At the stroke of midnight tonight, the estate tax will expire. While the House of Representatives passed a stop-gap measure in early December extending the current 45% rate and $3.5 exemption to 2010, Senate Republicans and Democrats have been unable to agree on a temporary "fix" keeping the tax in place. As a result, there will be no tax on estates of those dying during 2010. Now, Congress can presumably act to reinstate the tax retroactively in 2010, but such action is certainly not guaranteed, and will undoubtedly result in litigation for families of those who die with taxable estates in the interim.

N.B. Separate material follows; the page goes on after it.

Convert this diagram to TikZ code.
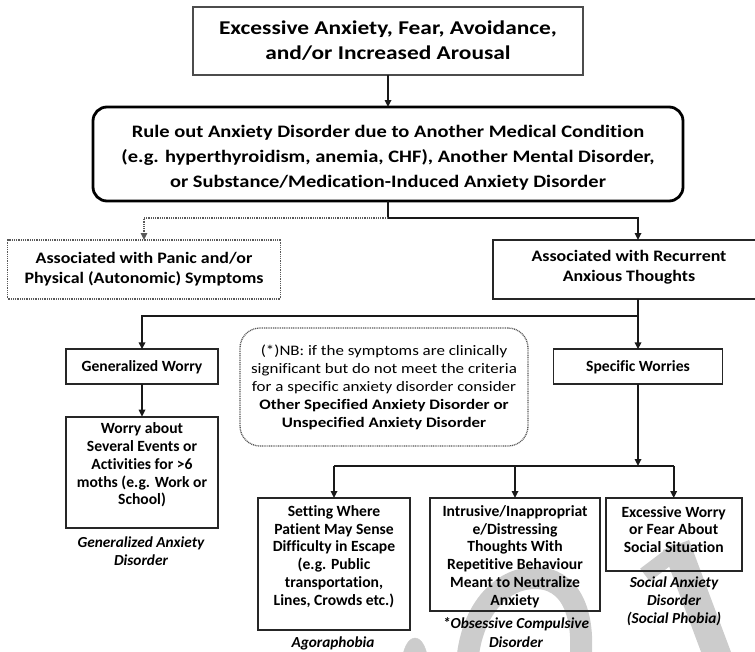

Without an estate tax in 2010, a very wealthy families will have reason to celebrate, but taxpayers of more modest means will pay capital gains on inherited assets, because along with the elimination of the estate tax the unlimited step-up in basis was also eliminated for estates larger than $1.2 million. This means that estate executors will face additional and confusing administrative burdens. A retroactive change in the law in 2010 will result in extensive litigation.
While on the surface, this would appear to be good news for wealthy families, the celebration will be short-lived even if congress does not act to restore the tax, because the estate tax will be restored in
2011 at a rate of 55 percent on estates of $1 million or more beginning January 1, 2011. This means that tens of thousands of families will owe estate tax in 2011 and beyond, who would have owed no tax had they died in 2009 or 2010.
Sen. Baucus has pledged to try to restore the estate tax retroactively in 2010. This would undo the capital gains increase, but it could also create fertile ground for lawsuits by those whose family members die between January 1, 2010, and the date when any retroactive law is enacted.